### PROBLEM STATEMENT
Among the entries that follow, locate the line with "Emit a web page" and the line with "0.296, 0.227, 0.172]". Output those lines and all lines in between, exactly, minus the pictures.

┄┄┄┄┄┄┄┄┄┄┄┄┄┄┄┄┄┄┄┄

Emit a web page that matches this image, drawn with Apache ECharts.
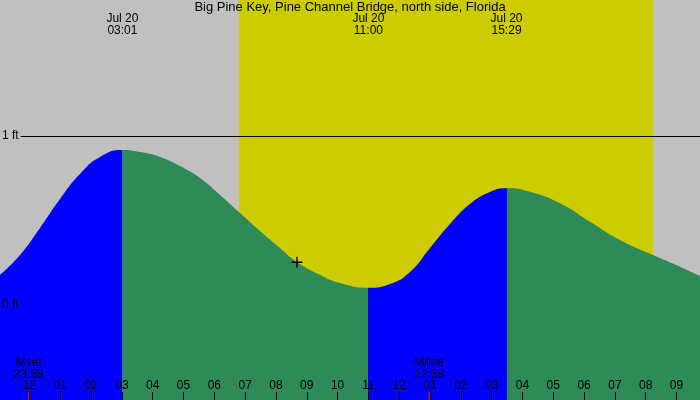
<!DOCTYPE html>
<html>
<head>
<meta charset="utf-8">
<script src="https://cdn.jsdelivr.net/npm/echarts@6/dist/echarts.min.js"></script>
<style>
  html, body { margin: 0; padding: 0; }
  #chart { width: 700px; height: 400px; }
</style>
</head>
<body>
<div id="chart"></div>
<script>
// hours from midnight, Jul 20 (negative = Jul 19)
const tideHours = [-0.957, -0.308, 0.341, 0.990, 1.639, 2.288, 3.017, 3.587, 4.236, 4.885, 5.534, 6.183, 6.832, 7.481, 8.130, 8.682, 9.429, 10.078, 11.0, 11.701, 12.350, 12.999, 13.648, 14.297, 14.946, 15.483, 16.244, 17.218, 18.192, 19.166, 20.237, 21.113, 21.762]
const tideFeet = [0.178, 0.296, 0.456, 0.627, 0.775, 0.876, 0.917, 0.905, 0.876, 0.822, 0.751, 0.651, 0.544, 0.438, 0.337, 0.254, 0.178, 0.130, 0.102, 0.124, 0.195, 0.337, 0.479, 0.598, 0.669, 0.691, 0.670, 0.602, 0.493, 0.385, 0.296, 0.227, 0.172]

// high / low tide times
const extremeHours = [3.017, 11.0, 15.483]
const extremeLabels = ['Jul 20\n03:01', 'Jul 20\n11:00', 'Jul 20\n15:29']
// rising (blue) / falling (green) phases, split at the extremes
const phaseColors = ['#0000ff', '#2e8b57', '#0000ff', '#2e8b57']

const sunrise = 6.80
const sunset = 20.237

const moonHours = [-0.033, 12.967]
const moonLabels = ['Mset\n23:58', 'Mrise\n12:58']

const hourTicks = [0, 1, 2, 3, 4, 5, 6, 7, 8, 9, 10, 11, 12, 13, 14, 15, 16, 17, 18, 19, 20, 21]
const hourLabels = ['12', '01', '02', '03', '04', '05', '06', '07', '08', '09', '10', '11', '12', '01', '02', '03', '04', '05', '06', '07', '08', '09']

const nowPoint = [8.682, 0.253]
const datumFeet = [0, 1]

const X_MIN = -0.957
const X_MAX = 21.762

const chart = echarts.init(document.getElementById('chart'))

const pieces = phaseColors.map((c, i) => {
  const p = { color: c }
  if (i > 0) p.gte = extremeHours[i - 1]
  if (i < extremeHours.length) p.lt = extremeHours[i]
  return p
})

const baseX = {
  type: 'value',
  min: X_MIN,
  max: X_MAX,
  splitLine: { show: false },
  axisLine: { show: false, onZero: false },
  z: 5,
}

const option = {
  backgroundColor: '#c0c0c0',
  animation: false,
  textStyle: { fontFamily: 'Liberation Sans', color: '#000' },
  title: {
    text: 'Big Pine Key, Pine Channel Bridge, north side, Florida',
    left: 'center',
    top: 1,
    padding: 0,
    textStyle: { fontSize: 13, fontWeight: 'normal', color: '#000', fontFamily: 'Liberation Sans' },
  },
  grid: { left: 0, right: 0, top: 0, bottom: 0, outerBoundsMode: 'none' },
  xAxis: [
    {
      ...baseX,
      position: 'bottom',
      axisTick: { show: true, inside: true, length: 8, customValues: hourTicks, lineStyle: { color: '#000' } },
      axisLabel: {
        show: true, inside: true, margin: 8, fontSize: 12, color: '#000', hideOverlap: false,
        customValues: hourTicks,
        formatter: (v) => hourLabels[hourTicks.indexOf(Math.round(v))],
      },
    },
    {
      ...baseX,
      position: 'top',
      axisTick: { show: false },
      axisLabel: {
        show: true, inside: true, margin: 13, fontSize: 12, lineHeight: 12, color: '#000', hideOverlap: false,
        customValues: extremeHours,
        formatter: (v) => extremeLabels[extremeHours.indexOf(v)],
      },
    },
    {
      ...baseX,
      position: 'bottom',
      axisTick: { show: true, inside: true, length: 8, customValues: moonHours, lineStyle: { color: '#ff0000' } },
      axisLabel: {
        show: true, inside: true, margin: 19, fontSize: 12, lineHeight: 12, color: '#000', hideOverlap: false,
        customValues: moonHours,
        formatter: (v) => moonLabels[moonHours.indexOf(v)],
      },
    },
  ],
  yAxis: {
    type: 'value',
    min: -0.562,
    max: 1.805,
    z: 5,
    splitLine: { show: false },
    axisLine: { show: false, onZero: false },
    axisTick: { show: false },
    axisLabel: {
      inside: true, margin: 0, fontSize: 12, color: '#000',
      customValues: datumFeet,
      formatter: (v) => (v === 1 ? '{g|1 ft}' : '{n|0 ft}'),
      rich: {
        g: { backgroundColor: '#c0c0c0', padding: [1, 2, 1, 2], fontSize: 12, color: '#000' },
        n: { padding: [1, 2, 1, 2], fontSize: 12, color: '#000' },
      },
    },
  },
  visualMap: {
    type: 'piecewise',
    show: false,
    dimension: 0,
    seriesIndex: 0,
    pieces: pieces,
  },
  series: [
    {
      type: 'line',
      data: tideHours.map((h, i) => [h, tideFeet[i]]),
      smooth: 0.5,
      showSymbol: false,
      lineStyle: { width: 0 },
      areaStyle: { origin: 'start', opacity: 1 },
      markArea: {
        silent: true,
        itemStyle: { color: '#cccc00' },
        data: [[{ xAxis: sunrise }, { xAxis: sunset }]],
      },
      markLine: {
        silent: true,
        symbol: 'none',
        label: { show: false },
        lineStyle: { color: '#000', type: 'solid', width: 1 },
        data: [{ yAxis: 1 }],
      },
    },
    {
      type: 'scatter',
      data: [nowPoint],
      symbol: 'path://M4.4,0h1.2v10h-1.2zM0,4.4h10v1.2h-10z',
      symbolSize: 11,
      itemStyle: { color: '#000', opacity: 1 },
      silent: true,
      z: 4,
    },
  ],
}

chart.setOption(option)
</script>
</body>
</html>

┄┄┄┄┄┄┄┄┄┄┄┄┄┄┄┄┄┄┄┄

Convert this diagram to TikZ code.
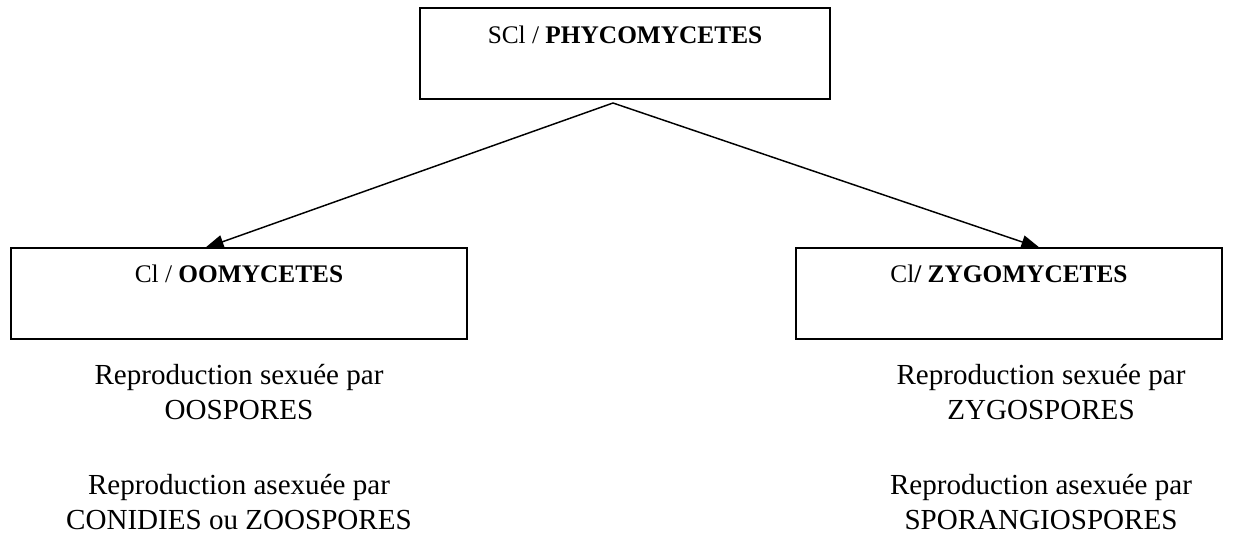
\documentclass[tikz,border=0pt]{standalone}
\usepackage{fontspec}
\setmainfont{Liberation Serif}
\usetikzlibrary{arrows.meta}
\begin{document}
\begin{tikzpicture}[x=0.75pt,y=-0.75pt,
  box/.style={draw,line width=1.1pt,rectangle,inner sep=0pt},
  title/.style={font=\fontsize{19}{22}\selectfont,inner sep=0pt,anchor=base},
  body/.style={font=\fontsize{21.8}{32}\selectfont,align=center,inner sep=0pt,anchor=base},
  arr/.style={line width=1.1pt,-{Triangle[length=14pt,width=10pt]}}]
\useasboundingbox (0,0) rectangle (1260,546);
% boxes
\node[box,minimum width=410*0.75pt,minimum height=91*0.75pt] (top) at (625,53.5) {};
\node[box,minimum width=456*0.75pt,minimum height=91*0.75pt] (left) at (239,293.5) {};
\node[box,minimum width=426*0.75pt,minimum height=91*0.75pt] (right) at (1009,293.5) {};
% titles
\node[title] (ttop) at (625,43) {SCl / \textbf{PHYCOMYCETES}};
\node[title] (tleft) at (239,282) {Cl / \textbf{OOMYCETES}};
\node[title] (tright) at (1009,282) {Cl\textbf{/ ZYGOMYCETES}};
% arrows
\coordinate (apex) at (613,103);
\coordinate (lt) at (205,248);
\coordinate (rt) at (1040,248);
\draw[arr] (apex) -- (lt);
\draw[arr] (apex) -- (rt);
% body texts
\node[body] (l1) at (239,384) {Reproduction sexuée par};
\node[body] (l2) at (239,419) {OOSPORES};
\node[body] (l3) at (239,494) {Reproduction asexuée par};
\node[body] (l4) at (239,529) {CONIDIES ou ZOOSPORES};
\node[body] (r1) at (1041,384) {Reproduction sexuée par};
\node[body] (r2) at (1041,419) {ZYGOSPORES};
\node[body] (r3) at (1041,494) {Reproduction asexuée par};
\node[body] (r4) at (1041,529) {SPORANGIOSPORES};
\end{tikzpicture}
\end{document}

┄┄┄┄┄┄┄┄┄┄┄┄┄┄┄┄┄┄┄┄

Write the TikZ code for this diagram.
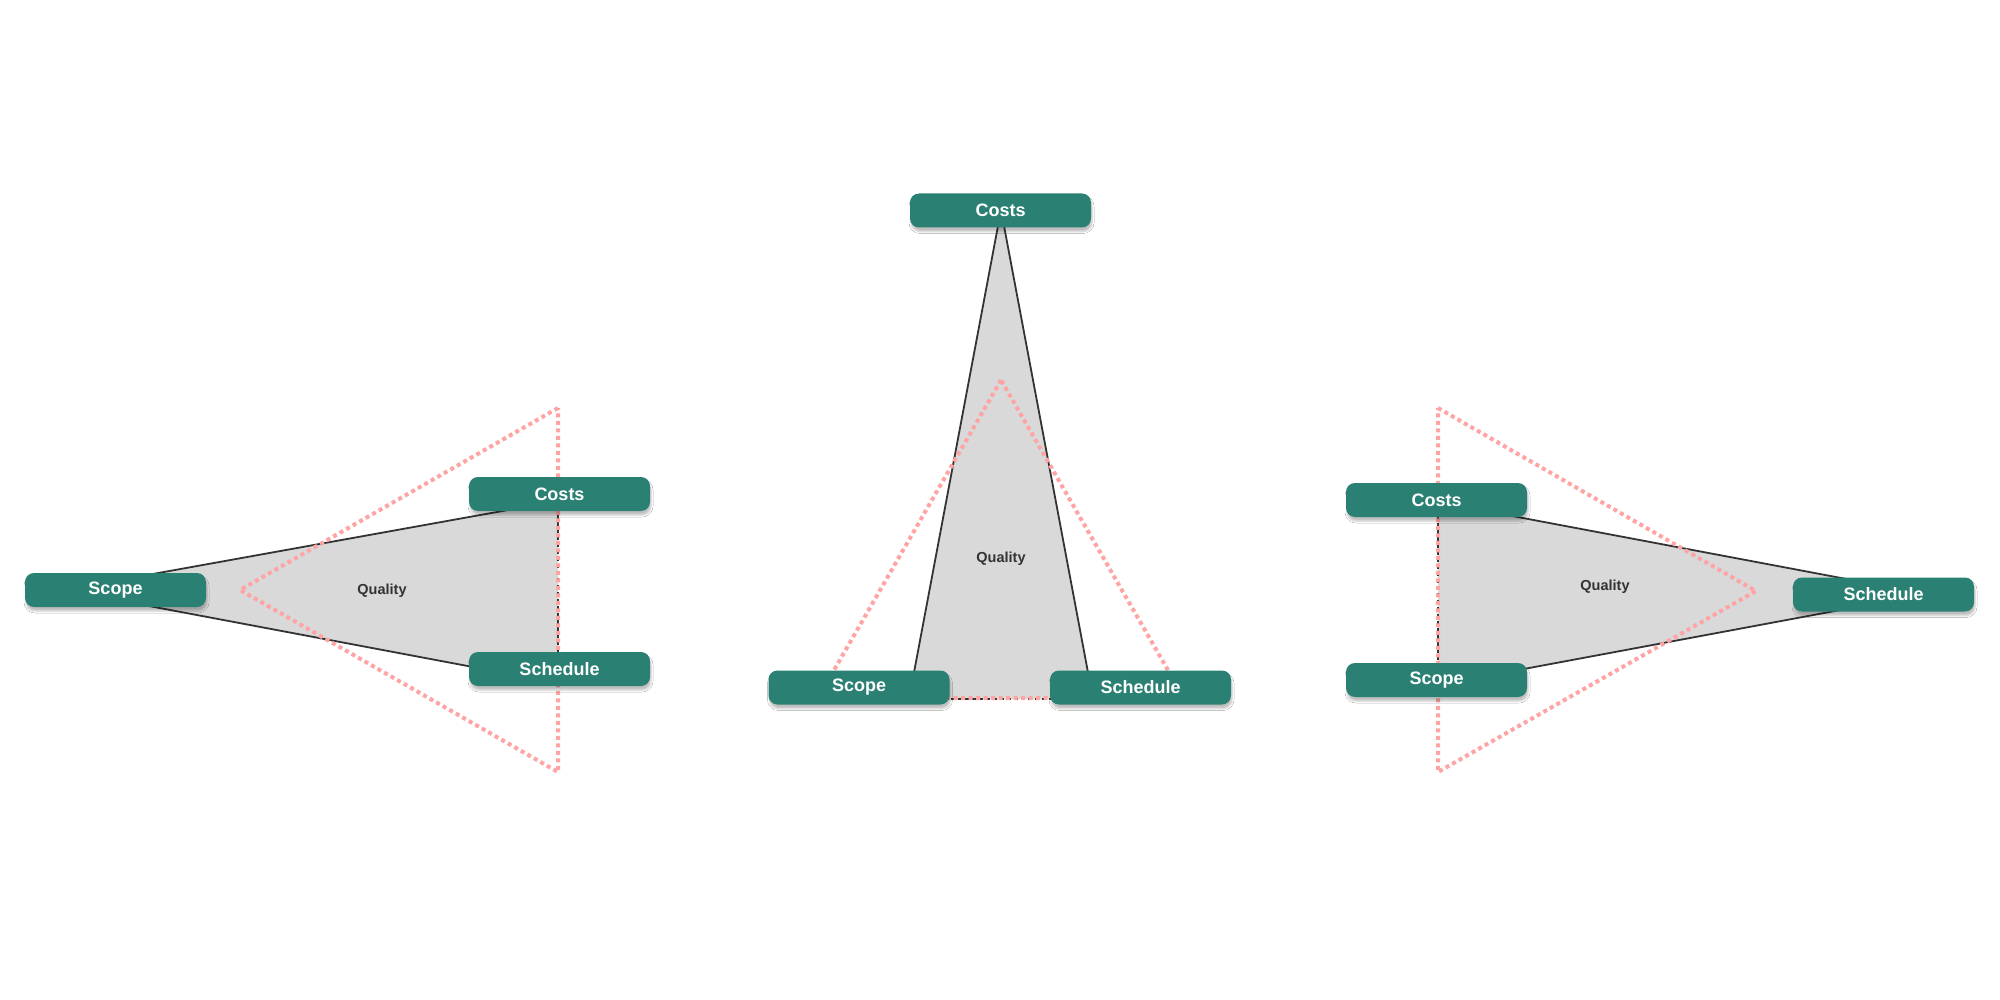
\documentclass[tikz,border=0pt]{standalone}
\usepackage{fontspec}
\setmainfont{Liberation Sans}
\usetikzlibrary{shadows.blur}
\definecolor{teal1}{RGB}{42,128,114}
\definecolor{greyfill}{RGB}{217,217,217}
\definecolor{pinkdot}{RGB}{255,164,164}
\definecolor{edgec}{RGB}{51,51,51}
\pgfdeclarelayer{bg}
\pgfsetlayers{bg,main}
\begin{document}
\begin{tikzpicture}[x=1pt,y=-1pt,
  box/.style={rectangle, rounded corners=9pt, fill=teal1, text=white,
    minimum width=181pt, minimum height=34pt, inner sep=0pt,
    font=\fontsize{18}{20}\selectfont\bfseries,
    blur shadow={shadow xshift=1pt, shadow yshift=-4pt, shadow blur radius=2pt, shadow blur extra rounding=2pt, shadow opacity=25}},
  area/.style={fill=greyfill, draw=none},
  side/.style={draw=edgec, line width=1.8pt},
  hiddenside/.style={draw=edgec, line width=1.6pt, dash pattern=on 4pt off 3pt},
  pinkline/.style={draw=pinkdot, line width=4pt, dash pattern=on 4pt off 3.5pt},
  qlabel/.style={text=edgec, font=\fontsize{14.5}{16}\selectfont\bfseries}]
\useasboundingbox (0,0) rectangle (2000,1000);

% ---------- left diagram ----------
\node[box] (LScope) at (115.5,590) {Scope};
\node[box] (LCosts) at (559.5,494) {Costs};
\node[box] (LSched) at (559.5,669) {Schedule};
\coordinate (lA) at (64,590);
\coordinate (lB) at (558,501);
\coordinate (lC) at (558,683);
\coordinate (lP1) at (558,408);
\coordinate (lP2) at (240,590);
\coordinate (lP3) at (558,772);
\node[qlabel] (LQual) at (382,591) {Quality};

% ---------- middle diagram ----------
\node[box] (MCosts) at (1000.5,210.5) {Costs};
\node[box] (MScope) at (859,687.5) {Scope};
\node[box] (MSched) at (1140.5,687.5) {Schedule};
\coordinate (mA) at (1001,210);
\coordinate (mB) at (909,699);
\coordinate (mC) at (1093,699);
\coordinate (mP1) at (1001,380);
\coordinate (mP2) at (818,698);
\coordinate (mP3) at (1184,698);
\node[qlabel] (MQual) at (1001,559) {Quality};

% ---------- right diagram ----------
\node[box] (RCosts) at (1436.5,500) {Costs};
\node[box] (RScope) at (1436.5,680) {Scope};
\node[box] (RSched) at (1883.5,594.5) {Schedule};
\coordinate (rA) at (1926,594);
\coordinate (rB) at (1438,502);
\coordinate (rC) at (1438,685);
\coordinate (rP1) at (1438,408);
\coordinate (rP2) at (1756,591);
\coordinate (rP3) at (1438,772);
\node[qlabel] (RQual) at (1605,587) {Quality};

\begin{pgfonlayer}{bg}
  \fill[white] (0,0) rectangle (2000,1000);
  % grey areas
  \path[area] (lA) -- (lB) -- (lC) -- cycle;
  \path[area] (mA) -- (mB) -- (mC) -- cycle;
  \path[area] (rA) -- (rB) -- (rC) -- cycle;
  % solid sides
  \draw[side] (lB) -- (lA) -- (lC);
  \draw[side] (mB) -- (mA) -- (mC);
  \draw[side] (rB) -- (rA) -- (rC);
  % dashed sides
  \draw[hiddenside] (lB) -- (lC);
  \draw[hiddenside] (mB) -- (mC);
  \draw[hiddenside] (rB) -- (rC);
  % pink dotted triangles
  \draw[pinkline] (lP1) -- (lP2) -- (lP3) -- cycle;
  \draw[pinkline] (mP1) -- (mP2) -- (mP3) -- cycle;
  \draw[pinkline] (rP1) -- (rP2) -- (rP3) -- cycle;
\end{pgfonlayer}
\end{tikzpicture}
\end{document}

┄┄┄┄┄┄┄┄┄┄┄┄┄┄┄┄┄┄┄┄

### SOLUTION TO THE EXERCISE
Emit a web page that matches this image, drawn with Apache ECharts.
<!DOCTYPE html>
<html>
<head>
<meta charset="utf-8">
<script src="https://cdn.jsdelivr.net/npm/echarts@6/dist/echarts.min.js"></script>
<style>
  html, body { margin: 0; padding: 0; }
  #chart { width: 700px; height: 400px; }
</style>
</head>
<body>
<div id="chart"></div>
<script>
// hours from midnight, Jul 20 (negative = Jul 19)
const tideHours = [-0.957, -0.308, 0.341, 0.990, 1.639, 2.288, 3.017, 3.587, 4.236, 4.885, 5.534, 6.183, 6.832, 7.481, 8.130, 8.682, 9.429, 10.078, 11.0, 11.701, 12.350, 12.999, 13.648, 14.297, 14.946, 15.483, 16.244, 17.218, 18.192, 19.166, 20.237, 21.113, 21.762]
const tideFeet = [0.178, 0.296, 0.456, 0.627, 0.775, 0.876, 0.917, 0.905, 0.876, 0.822, 0.751, 0.651, 0.544, 0.438, 0.337, 0.254, 0.178, 0.130, 0.102, 0.124, 0.195, 0.337, 0.479, 0.598, 0.669, 0.691, 0.670, 0.602, 0.493, 0.385, 0.296, 0.227, 0.172]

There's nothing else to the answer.